The two-metre-long piece of wreckage, which seemed to be part of a wing, was found by people cleaning up a beach.

"It was covered in shells, so one would say it had been in the water a long time," said one witness.

French air transport officials have already opened a probe to investigate where the wreckage could have come from.

Xavier Tytelman, an expert in aviation security, said it could not be ruled out that the wreckage belonged to MH370, which vanished without trace in March last year.

No part of the wreckage has ever been found in one of aviation's great mysteries and Malaysian authorities in January declared that all on board were presumed dead.

The plane disappeared en route from Kuala Lumpur to Beijing with 239 people on board.

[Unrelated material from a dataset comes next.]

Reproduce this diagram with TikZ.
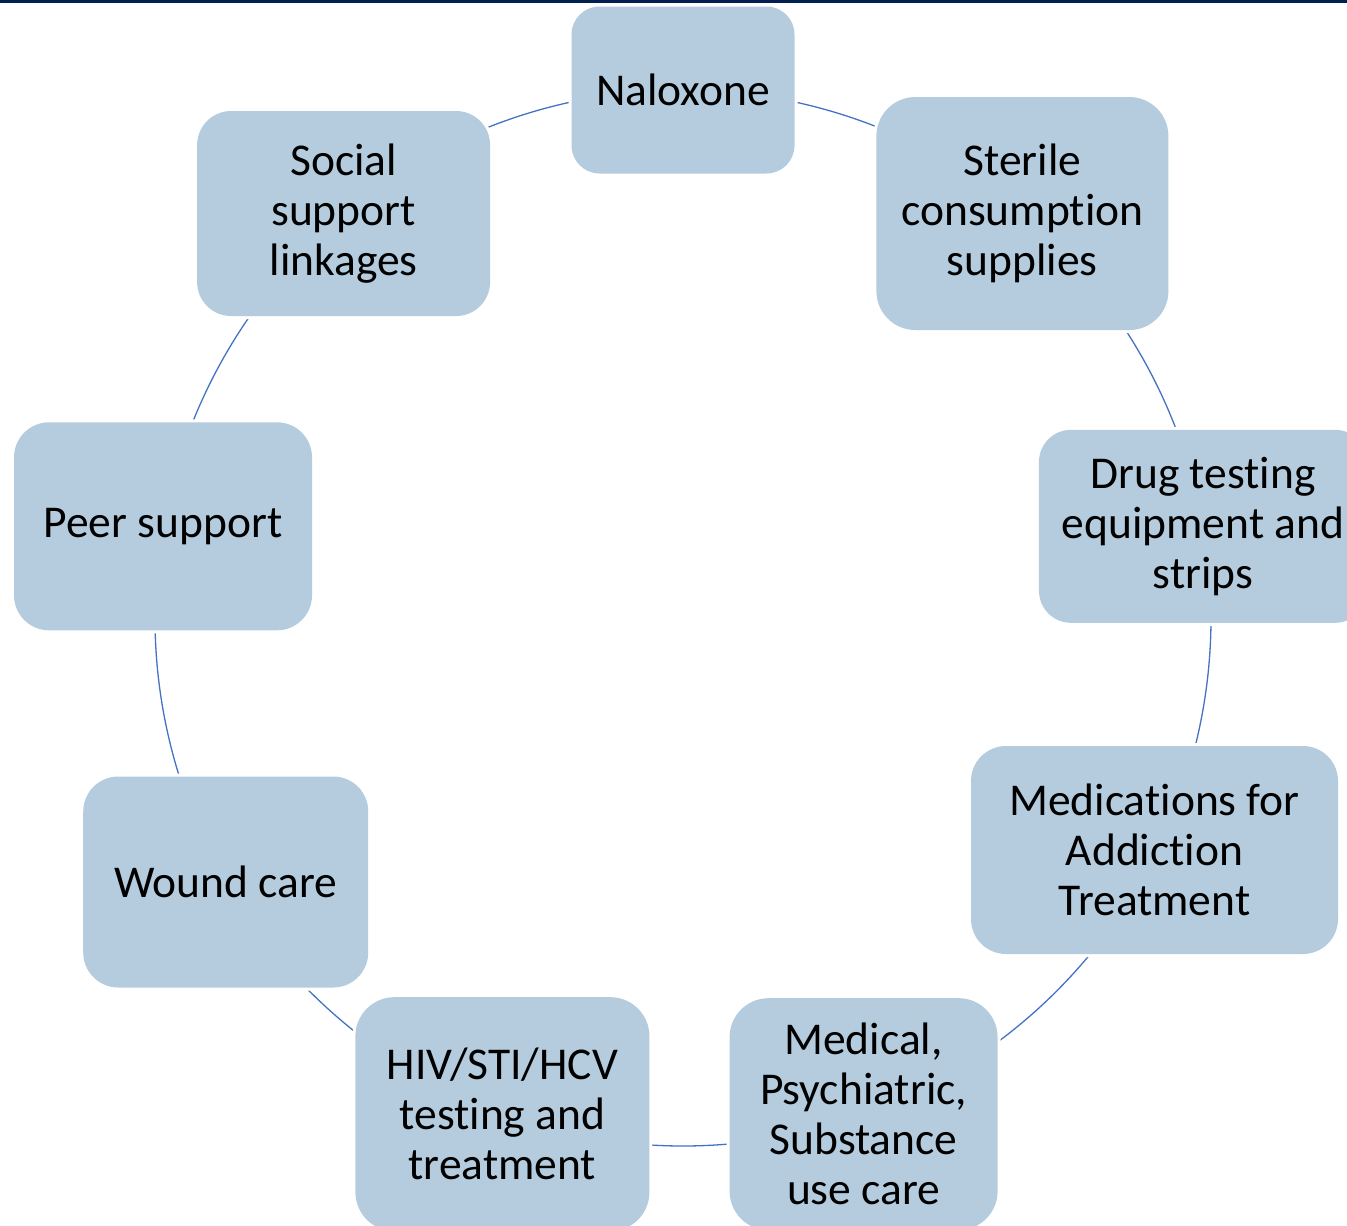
\documentclass[tikz,border=0pt]{standalone}
\usepackage{fontspec}
\setmainfont[Ligatures={NoCommon,NoContextual,NoRare}]{Carlito}
\usetikzlibrary{calc,backgrounds}
\definecolor{boxfill}{HTML}{B4CCDD}
\definecolor{ringline}{HTML}{4472C4}
\definecolor{topbar}{HTML}{002050}
\begin{document}
\begin{tikzpicture}[x=1pt,y=1pt,
  item/.style={fill=boxfill, preaction={draw=white,line width=6pt},
    inner sep=0pt, align=center, text=black,
    font=\fontsize{45.5}{50}\selectfont},
  ring/.style={draw=ringline, line width=1.3pt}]
\useasboundingbox (0,0) rectangle (1347,-1226);
\clip (0,0) rectangle (1347,-1226);

% ring of nine slots
\coordinate (C) at (683,-618);
\foreach \i/\a in {1/90,2/50,3/10,4/-30,5/-70,6/-110,7/-150,8/170,9/130}
  \coordinate (s\i) at ($(C)+(\a:528)$);

% service boxes
\node[item, minimum width=223pt, minimum height=167pt, rounded corners=28pt] (nal) at (s1) {Naloxone};
\node[item, minimum width=292pt, minimum height=233pt, rounded corners=39pt] (ster) at (s2) {Sterile\\consumption\\supplies};
\node[item, minimum width=328pt, minimum height=193pt, rounded corners=32pt] (drug) at (s3) {Drug testing\\equipment and\\strips};
\node[item, minimum width=367pt, minimum height=208pt, rounded corners=35pt] (meds) at (1154.5,-850) {Medications for\\Addiction\\Treatment};
\node[item, minimum width=268pt, minimum height=232pt, rounded corners=39pt] (medc) at (s5) {Medical,\\Psychiatric,\\Substance\\use care};
\node[item, minimum width=294pt, minimum height=234pt, rounded corners=39pt] (hiv) at (s6) {HIV/STI/HCV\\testing and\\treatment};
\node[item, minimum width=285pt, minimum height=211pt, rounded corners=35pt] (wound) at (s7) {Wound care};
\node[item, minimum width=298pt, minimum height=208pt, rounded corners=35pt] (peer) at (s8) {Peer support};
\node[item, minimum width=293pt, minimum height=205pt, rounded corners=34pt] (soc) at (s9) {Social\\support\\linkages};

% connecting arcs, behind the boxes
\begin{scope}[on background layer]
\draw[ring] (nal.center)   arc[start angle=90,   end angle=50,   radius=528];
\draw[ring] (ster.center)  arc[start angle=50,   end angle=10,   radius=528];
\draw[ring] (drug.center)  arc[start angle=10,   end angle=-30,  radius=528];
\draw[ring] (s4)           arc[start angle=-30,  end angle=-70,  radius=528];
\draw[ring] (medc.center)  arc[start angle=-70,  end angle=-110, radius=528];
\draw[ring] (hiv.center)   arc[start angle=-110, end angle=-150, radius=528];
\draw[ring] (wound.center) arc[start angle=-150, end angle=-190, radius=528];
\draw[ring] (peer.center)  arc[start angle=170,  end angle=130,  radius=528];
\draw[ring] (soc.center)   arc[start angle=130,  end angle=90,   radius=528];
\end{scope}

% top rule
\fill[topbar] (0,0) rectangle (1347,-3);
\end{tikzpicture}
\end{document}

Tytelman noted that local media photos showed "incredible similarities between a #B777 flaperon and the debris found," referring to a Boeing 777 - the type of plane that disappeared.

He also noted a reference on the wreckage: BB670.

"This code is not a plane's registration number, nor serial number. However... it's clear that this reference would allow a quick identification. In a few days, we will have a definitive answer," Tytelman said.

Boeing said in a statement it remained "committed to supporting the MH370 investigation and the search for the airplane".

"We continue to share our technical expertise and analysis. Our goal, along with the entire global aviation industry, continues to be not only to find the airplane, but also to determine what happened - and why," said the US aviation giant.